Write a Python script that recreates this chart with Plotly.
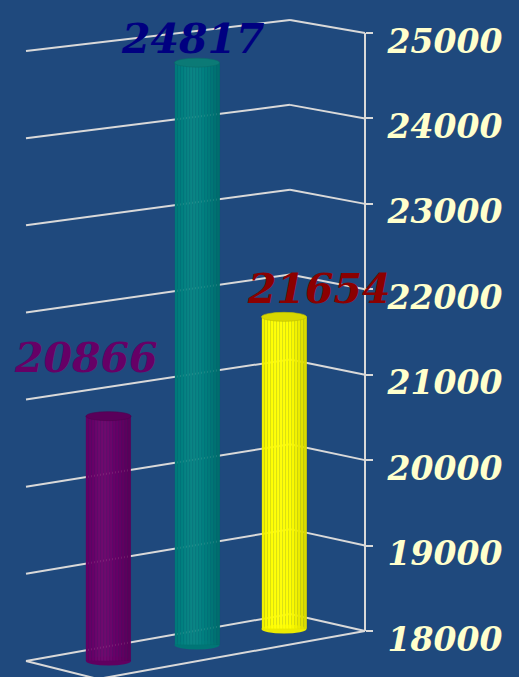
import numpy as np
import plotly.graph_objects as go

# ---------------- data ----------------
categories = ["Series 1", "Series 2", "Series 3"]
values = [20866, 24817, 21654]
bar_colors = ["#680068", "#008080", "#FFFF00"]
cap_colors = ["#5A005A", "#0B7A76", "#D8D800"]
label_colors = ["#660066", "#000080", "#8B0000"]
tick_values = [18000, 19000, 20000, 21000, 22000, 23000, 24000, 25000]
tick_labels = ["18000", "19000", "20000", "21000", "22000", "23000", "24000", "25000"]

# ---------------- layout geometry (pixels) ----------------
W, H = 519, 677
BG = "#1F497D"
GRID = "#D9D9D9"
AX_MIN, AX_MAX = 18000, 25000
TOP_PX, BOT_PX = 33, 631
K = (BOT_PX - TOP_PX) / (AX_MAX - AX_MIN)   # px per unit


def px2val(p):
    return AX_MAX - (p - TOP_PX) / K


# wall edges: (x, y_bottom_px, y_top_px)
edges = [(26, 661, 51), (290, 614, 20), (365, BOT_PX, TOP_PX)]
front_left = (98, 679)

# bar placement (depth) in pixels
bar_cx = [108.5, 197, 284]
bar_floor = [661, 645, 629]
bar_w = 45
n_strips = 15
cap_ry = 4.5 / K


def shade(hexcol, f):
    r, g, b = int(hexcol[1:3], 16), int(hexcol[3:5], 16), int(hexcol[5:7], 16)
    out = []
    for c in (r, g, b):
        if f <= 1:
            v = c * f
        else:
            v = c + (255 - c) * (f - 1)
        out.append(int(max(0, min(255, round(v)))))
    return "rgb(%d,%d,%d)" % tuple(out)


fig = go.Figure()
shapes = []

# gridlines (slanted, projected from tick values)
for v in tick_values:
    t = (v - AX_MIN) / (AX_MAX - AX_MIN)
    pts = []
    for x, yb, yt in edges:
        p = yb + (yt - yb) * t
        pts.append((x, px2val(p)))
    for (x0, y0), (x1, y1) in zip(pts[:-1], pts[1:]):
        shapes.append(dict(type="line", xref="x", yref="y", x0=x0, y0=y0, x1=x1, y1=y1,
                           line=dict(color=GRID, width=2), layer="below"))

# floor front edges
fr = (edges[2][0], px2val(edges[2][1]))
fl = (front_left[0], px2val(front_left[1]))
bl = (edges[0][0], px2val(edges[0][1]))
for (x0, y0), (x1, y1) in [(fr, fl), (fl, bl)]:
    shapes.append(dict(type="line", xref="x", yref="y", x0=x0, y0=y0, x1=x1, y1=y1,
                       line=dict(color=GRID, width=2), layer="below"))
# vertical value axis line
shapes.append(dict(type="line", xref="x", yref="y", x0=365, x1=365, y0=AX_MIN, y1=AX_MAX,
                   line=dict(color=GRID, width=2), layer="below"))

# cylinders
sw = bar_w / n_strips
for i, (cat, val) in enumerate(zip(categories, values)):
    base = px2val(bar_floor[i])
    height = val - AX_MIN
    top = base + height
    xs, cols = [], []
    for j in range(n_strips):
        tt = (j + 0.5) / n_strips
        f = 0.88 + 0.16 * np.cos((tt - 0.4) * np.pi * 0.95)
        xs.append(bar_cx[i] - bar_w / 2 + sw * (j + 0.5))
        cols.append(shade(bar_colors[i], f))
    fig.add_trace(go.Bar(
        x=xs, y=[height] * n_strips, base=[base] * n_strips, width=[sw] * n_strips,
        marker=dict(color=cols, line=dict(width=0.3, color="rgba(0,0,0,0.10)")),
        name=cat, showlegend=False, hoverinfo="skip"))
    # bottom rounding
    shapes.append(dict(type="circle", xref="x", yref="y",
                       x0=bar_cx[i] - bar_w / 2, x1=bar_cx[i] + bar_w / 2,
                       y0=base - cap_ry, y1=base + cap_ry,
                       fillcolor=shade(bar_colors[i], 0.92), line=dict(width=0), layer="below"))
    # top cap
    shapes.append(dict(type="circle", xref="x", yref="y",
                       x0=bar_cx[i] - bar_w / 2, x1=bar_cx[i] + bar_w / 2,
                       y0=top - cap_ry, y1=top + cap_ry,
                       fillcolor=cap_colors[i], line=dict(width=0.6, color=shade(cap_colors[i], 0.88)),
                       layer="above"))

# data labels
label_shift = [(-23, 58), (-4, 24), (35, 28)]
annotations = []
for i, val in enumerate(values):
    base = px2val(bar_floor[i])
    top = base + (val - AX_MIN)
    annotations.append(dict(
        x=bar_cx[i], y=top, xref="x", yref="y", text=str(val), showarrow=False,
        xshift=label_shift[i][0], yshift=label_shift[i][1],
        font=dict(family="DejaVu Serif", size=41, color=label_colors[i],
                  weight="bold", style="italic")))

fig.update_layout(
    width=W, height=H, autosize=False,
    margin=dict(l=0, r=0, t=0, b=0, pad=0),
    paper_bgcolor=BG, plot_bgcolor=BG,
    barmode="overlay", bargap=0,
    showlegend=False,
    shapes=shapes, annotations=annotations,
    xaxis=dict(range=[0, W], visible=False, domain=[0, 1], fixedrange=True),
    yaxis=dict(range=[px2val(H), px2val(0)], side="right", anchor="free",
               position=365 / W, tickvals=tick_values, ticktext=tick_labels,
               showgrid=False, zeroline=False, showline=False,
               ticks="outside", ticklen=7, tickwidth=2, tickcolor=GRID,
               ticklabelstandoff=8, ticklabelshift=8,
               tickfont=dict(family="DejaVu Serif", size=33, color="#FFFFCC",
                             weight="bold", style="italic"),
               fixedrange=True),
)

fig.write_html("out.html", config={"displayModeBar": False},
               post_script="document.body.style.margin='0';document.body.style.overflow='hidden';")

_What needs to be done:_ Every line of the data should be copied as it stands, without the images.

_Solution to this task:_
Write a Python script that recreates this chart with Plotly.
import numpy as np
import plotly.graph_objects as go

# ---------------- data ----------------
categories = ["Series 1", "Series 2", "Series 3"]
values = [20866, 24817, 21654]
bar_colors = ["#680068", "#008080", "#FFFF00"]
cap_colors = ["#5A005A", "#0B7A76", "#D8D800"]
label_colors = ["#660066", "#000080", "#8B0000"]
tick_values = [18000, 19000, 20000, 21000, 22000, 23000, 24000, 25000]
tick_labels = ["18000", "19000", "20000", "21000", "22000", "23000", "24000", "25000"]

# ---------------- layout geometry (pixels) ----------------
W, H = 519, 677
BG = "#1F497D"
GRID = "#D9D9D9"
AX_MIN, AX_MAX = 18000, 25000
TOP_PX, BOT_PX = 33, 631
K = (BOT_PX - TOP_PX) / (AX_MAX - AX_MIN)   # px per unit


def px2val(p):
    return AX_MAX - (p - TOP_PX) / K


# wall edges: (x, y_bottom_px, y_top_px)
edges = [(26, 661, 51), (290, 614, 20), (365, BOT_PX, TOP_PX)]
front_left = (98, 679)

# bar placement (depth) in pixels
bar_cx = [108.5, 197, 284]
bar_floor = [661, 645, 629]
bar_w = 45
n_strips = 15
cap_ry = 4.5 / K


def shade(hexcol, f):
    r, g, b = int(hexcol[1:3], 16), int(hexcol[3:5], 16), int(hexcol[5:7], 16)
    out = []
    for c in (r, g, b):
        if f <= 1:
            v = c * f
        else:
            v = c + (255 - c) * (f - 1)
        out.append(int(max(0, min(255, round(v)))))
    return "rgb(%d,%d,%d)" % tuple(out)


fig = go.Figure()
shapes = []

# gridlines (slanted, projected from tick values)
for v in tick_values:
    t = (v - AX_MIN) / (AX_MAX - AX_MIN)
    pts = []
    for x, yb, yt in edges:
        p = yb + (yt - yb) * t
        pts.append((x, px2val(p)))
    for (x0, y0), (x1, y1) in zip(pts[:-1], pts[1:]):
        shapes.append(dict(type="line", xref="x", yref="y", x0=x0, y0=y0, x1=x1, y1=y1,
                           line=dict(color=GRID, width=2), layer="below"))

# floor front edges
fr = (edges[2][0], px2val(edges[2][1]))
fl = (front_left[0], px2val(front_left[1]))
bl = (edges[0][0], px2val(edges[0][1]))
for (x0, y0), (x1, y1) in [(fr, fl), (fl, bl)]:
    shapes.append(dict(type="line", xref="x", yref="y", x0=x0, y0=y0, x1=x1, y1=y1,
                       line=dict(color=GRID, width=2), layer="below"))
# vertical value axis line
shapes.append(dict(type="line", xref="x", yref="y", x0=365, x1=365, y0=AX_MIN, y1=AX_MAX,
                   line=dict(color=GRID, width=2), layer="below"))

# cylinders
sw = bar_w / n_strips
for i, (cat, val) in enumerate(zip(categories, values)):
    base = px2val(bar_floor[i])
    height = val - AX_MIN
    top = base + height
    xs, cols = [], []
    for j in range(n_strips):
        tt = (j + 0.5) / n_strips
        f = 0.88 + 0.16 * np.cos((tt - 0.4) * np.pi * 0.95)
        xs.append(bar_cx[i] - bar_w / 2 + sw * (j + 0.5))
        cols.append(shade(bar_colors[i], f))
    fig.add_trace(go.Bar(
        x=xs, y=[height] * n_strips, base=[base] * n_strips, width=[sw] * n_strips,
        marker=dict(color=cols, line=dict(width=0.3, color="rgba(0,0,0,0.10)")),
        name=cat, showlegend=False, hoverinfo="skip"))
    # bottom rounding
    shapes.append(dict(type="circle", xref="x", yref="y",
                       x0=bar_cx[i] - bar_w / 2, x1=bar_cx[i] + bar_w / 2,
                       y0=base - cap_ry, y1=base + cap_ry,
                       fillcolor=shade(bar_colors[i], 0.92), line=dict(width=0), layer="below"))
    # top cap
    shapes.append(dict(type="circle", xref="x", yref="y",
                       x0=bar_cx[i] - bar_w / 2, x1=bar_cx[i] + bar_w / 2,
                       y0=top - cap_ry, y1=top + cap_ry,
                       fillcolor=cap_colors[i], line=dict(width=0.6, color=shade(cap_colors[i], 0.88)),
                       layer="above"))

# data labels
label_shift = [(-23, 58), (-4, 24), (35, 28)]
annotations = []
for i, val in enumerate(values):
    base = px2val(bar_floor[i])
    top = base + (val - AX_MIN)
    annotations.append(dict(
        x=bar_cx[i], y=top, xref="x", yref="y", text=str(val), showarrow=False,
        xshift=label_shift[i][0], yshift=label_shift[i][1],
        font=dict(family="DejaVu Serif", size=41, color=label_colors[i],
                  weight="bold", style="italic")))

fig.update_layout(
    width=W, height=H, autosize=False,
    margin=dict(l=0, r=0, t=0, b=0, pad=0),
    paper_bgcolor=BG, plot_bgcolor=BG,
    barmode="overlay", bargap=0,
    showlegend=False,
    shapes=shapes, annotations=annotations,
    xaxis=dict(range=[0, W], visible=False, domain=[0, 1], fixedrange=True),
    yaxis=dict(range=[px2val(H), px2val(0)], side="right", anchor="free",
               position=365 / W, tickvals=tick_values, ticktext=tick_labels,
               showgrid=False, zeroline=False, showline=False,
               ticks="outside", ticklen=7, tickwidth=2, tickcolor=GRID,
               ticklabelstandoff=8, ticklabelshift=8,
               tickfont=dict(family="DejaVu Serif", size=33, color="#FFFFCC",
                             weight="bold", style="italic"),
               fixedrange=True),
)

fig.write_html("out.html", config={"displayModeBar": False},
               post_script="document.body.style.margin='0';document.body.style.overflow='hidden';")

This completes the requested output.